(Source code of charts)

========================================================================

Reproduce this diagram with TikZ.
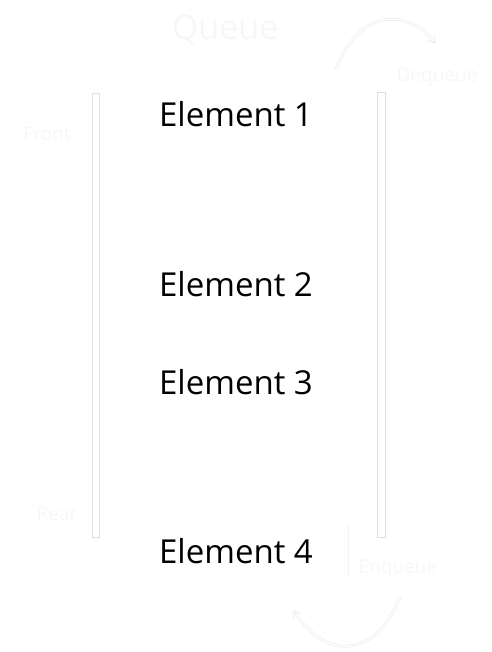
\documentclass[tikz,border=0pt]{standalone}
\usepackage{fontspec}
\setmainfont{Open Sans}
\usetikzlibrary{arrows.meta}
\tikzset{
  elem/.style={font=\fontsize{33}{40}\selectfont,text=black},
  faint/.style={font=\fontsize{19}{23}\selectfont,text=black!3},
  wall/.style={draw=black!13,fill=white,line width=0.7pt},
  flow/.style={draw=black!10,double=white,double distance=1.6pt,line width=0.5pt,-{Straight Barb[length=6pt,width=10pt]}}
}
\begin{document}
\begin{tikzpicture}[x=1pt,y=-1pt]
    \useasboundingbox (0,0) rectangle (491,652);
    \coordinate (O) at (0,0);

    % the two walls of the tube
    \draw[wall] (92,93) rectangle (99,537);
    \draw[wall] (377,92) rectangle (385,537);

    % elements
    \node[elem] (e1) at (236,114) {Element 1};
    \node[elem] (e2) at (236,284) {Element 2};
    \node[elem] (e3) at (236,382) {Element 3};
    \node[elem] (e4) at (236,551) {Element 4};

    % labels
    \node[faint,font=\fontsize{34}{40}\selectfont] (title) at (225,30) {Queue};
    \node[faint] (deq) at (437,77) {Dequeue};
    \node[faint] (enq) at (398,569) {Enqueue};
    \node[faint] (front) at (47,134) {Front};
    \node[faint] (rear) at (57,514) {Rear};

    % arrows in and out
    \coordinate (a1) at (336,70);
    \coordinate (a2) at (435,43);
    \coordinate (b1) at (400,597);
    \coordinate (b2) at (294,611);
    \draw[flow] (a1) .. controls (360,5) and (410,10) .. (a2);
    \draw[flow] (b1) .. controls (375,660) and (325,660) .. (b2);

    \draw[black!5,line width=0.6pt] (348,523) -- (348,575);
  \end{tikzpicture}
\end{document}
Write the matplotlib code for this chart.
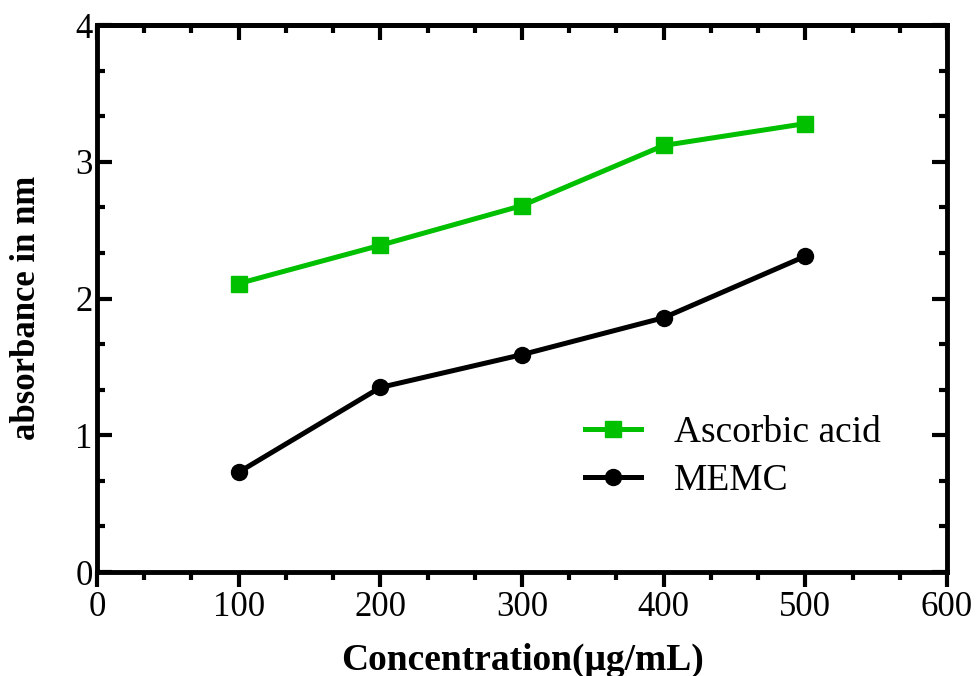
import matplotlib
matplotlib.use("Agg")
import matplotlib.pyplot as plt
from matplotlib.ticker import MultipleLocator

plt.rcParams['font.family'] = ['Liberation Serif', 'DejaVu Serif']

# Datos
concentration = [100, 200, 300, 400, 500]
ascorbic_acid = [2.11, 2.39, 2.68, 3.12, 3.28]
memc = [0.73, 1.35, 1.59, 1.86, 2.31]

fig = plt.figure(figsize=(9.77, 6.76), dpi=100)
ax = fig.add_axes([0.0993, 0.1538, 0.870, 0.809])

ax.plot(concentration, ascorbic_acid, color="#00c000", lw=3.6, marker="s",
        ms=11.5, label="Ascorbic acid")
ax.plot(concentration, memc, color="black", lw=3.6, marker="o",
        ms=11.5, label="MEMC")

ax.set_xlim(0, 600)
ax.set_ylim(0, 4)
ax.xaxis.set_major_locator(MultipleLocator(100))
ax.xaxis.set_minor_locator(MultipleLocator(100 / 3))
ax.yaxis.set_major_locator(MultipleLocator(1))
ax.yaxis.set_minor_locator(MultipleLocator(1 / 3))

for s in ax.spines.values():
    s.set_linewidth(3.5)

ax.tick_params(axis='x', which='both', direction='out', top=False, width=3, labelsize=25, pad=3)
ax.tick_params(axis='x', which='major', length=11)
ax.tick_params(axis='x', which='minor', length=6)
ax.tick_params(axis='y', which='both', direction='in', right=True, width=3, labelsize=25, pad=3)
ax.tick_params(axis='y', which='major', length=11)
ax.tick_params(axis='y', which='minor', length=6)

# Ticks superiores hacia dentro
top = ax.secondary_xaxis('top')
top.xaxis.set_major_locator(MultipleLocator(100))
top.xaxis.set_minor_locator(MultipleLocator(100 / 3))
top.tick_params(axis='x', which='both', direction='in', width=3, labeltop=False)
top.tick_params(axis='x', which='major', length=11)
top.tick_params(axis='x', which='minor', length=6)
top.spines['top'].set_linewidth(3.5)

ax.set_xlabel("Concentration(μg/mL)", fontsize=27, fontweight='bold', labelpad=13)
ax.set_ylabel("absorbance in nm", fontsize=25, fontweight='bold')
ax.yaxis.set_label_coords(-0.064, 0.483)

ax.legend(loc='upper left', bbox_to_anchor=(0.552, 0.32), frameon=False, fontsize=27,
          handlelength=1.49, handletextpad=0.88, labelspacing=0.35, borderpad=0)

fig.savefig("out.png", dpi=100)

========================================================================

● **WORK TO DO**
Return all the entries word for word, but omit any pictures they contain.

● **RIGHT ANSWER**
Reproduce this diagram with TikZ.
\documentclass[tikz,border=0pt]{standalone}
\usepackage{fontspec}
\setmainfont{Open Sans}
\usetikzlibrary{arrows.meta}
\tikzset{
  elem/.style={font=\fontsize{33}{40}\selectfont,text=black},
  faint/.style={font=\fontsize{19}{23}\selectfont,text=black!3},
  wall/.style={draw=black!13,fill=white,line width=0.7pt},
  flow/.style={draw=black!10,double=white,double distance=1.6pt,line width=0.5pt,-{Straight Barb[length=6pt,width=10pt]}}
}
\begin{document}
\begin{tikzpicture}[x=1pt,y=-1pt]
    \useasboundingbox (0,0) rectangle (491,652);
    \coordinate (O) at (0,0);

    % the two walls of the tube
    \draw[wall] (92,93) rectangle (99,537);
    \draw[wall] (377,92) rectangle (385,537);

    % elements
    \node[elem] (e1) at (236,114) {Element 1};
    \node[elem] (e2) at (236,284) {Element 2};
    \node[elem] (e3) at (236,382) {Element 3};
    \node[elem] (e4) at (236,551) {Element 4};

    % labels
    \node[faint,font=\fontsize{34}{40}\selectfont] (title) at (225,30) {Queue};
    \node[faint] (deq) at (437,77) {Dequeue};
    \node[faint] (enq) at (398,569) {Enqueue};
    \node[faint] (front) at (47,134) {Front};
    \node[faint] (rear) at (57,514) {Rear};

    % arrows in and out
    \coordinate (a1) at (336,70);
    \coordinate (a2) at (435,43);
    \coordinate (b1) at (400,597);
    \coordinate (b2) at (294,611);
    \draw[flow] (a1) .. controls (360,5) and (410,10) .. (a2);
    \draw[flow] (b1) .. controls (375,660) and (325,660) .. (b2);

    \draw[black!5,line width=0.6pt] (348,523) -- (348,575);
  \end{tikzpicture}
\end{document}
Write the matplotlib code for this chart.
import matplotlib
matplotlib.use("Agg")
import matplotlib.pyplot as plt
from matplotlib.ticker import MultipleLocator

plt.rcParams['font.family'] = ['Liberation Serif', 'DejaVu Serif']

# Datos
concentration = [100, 200, 300, 400, 500]
ascorbic_acid = [2.11, 2.39, 2.68, 3.12, 3.28]
memc = [0.73, 1.35, 1.59, 1.86, 2.31]

fig = plt.figure(figsize=(9.77, 6.76), dpi=100)
ax = fig.add_axes([0.0993, 0.1538, 0.870, 0.809])

ax.plot(concentration, ascorbic_acid, color="#00c000", lw=3.6, marker="s",
        ms=11.5, label="Ascorbic acid")
ax.plot(concentration, memc, color="black", lw=3.6, marker="o",
        ms=11.5, label="MEMC")

ax.set_xlim(0, 600)
ax.set_ylim(0, 4)
ax.xaxis.set_major_locator(MultipleLocator(100))
ax.xaxis.set_minor_locator(MultipleLocator(100 / 3))
ax.yaxis.set_major_locator(MultipleLocator(1))
ax.yaxis.set_minor_locator(MultipleLocator(1 / 3))

for s in ax.spines.values():
    s.set_linewidth(3.5)

ax.tick_params(axis='x', which='both', direction='out', top=False, width=3, labelsize=25, pad=3)
ax.tick_params(axis='x', which='major', length=11)
ax.tick_params(axis='x', which='minor', length=6)
ax.tick_params(axis='y', which='both', direction='in', right=True, width=3, labelsize=25, pad=3)
ax.tick_params(axis='y', which='major', length=11)
ax.tick_params(axis='y', which='minor', length=6)

# Ticks superiores hacia dentro
top = ax.secondary_xaxis('top')
top.xaxis.set_major_locator(MultipleLocator(100))
top.xaxis.set_minor_locator(MultipleLocator(100 / 3))
top.tick_params(axis='x', which='both', direction='in', width=3, labeltop=False)
top.tick_params(axis='x', which='major', length=11)
top.tick_params(axis='x', which='minor', length=6)
top.spines['top'].set_linewidth(3.5)

ax.set_xlabel("Concentration(μg/mL)", fontsize=27, fontweight='bold', labelpad=13)
ax.set_ylabel("absorbance in nm", fontsize=25, fontweight='bold')
ax.yaxis.set_label_coords(-0.064, 0.483)

ax.legend(loc='upper left', bbox_to_anchor=(0.552, 0.32), frameon=False, fontsize=27,
          handlelength=1.49, handletextpad=0.88, labelspacing=0.35, borderpad=0)

fig.savefig("out.png", dpi=100)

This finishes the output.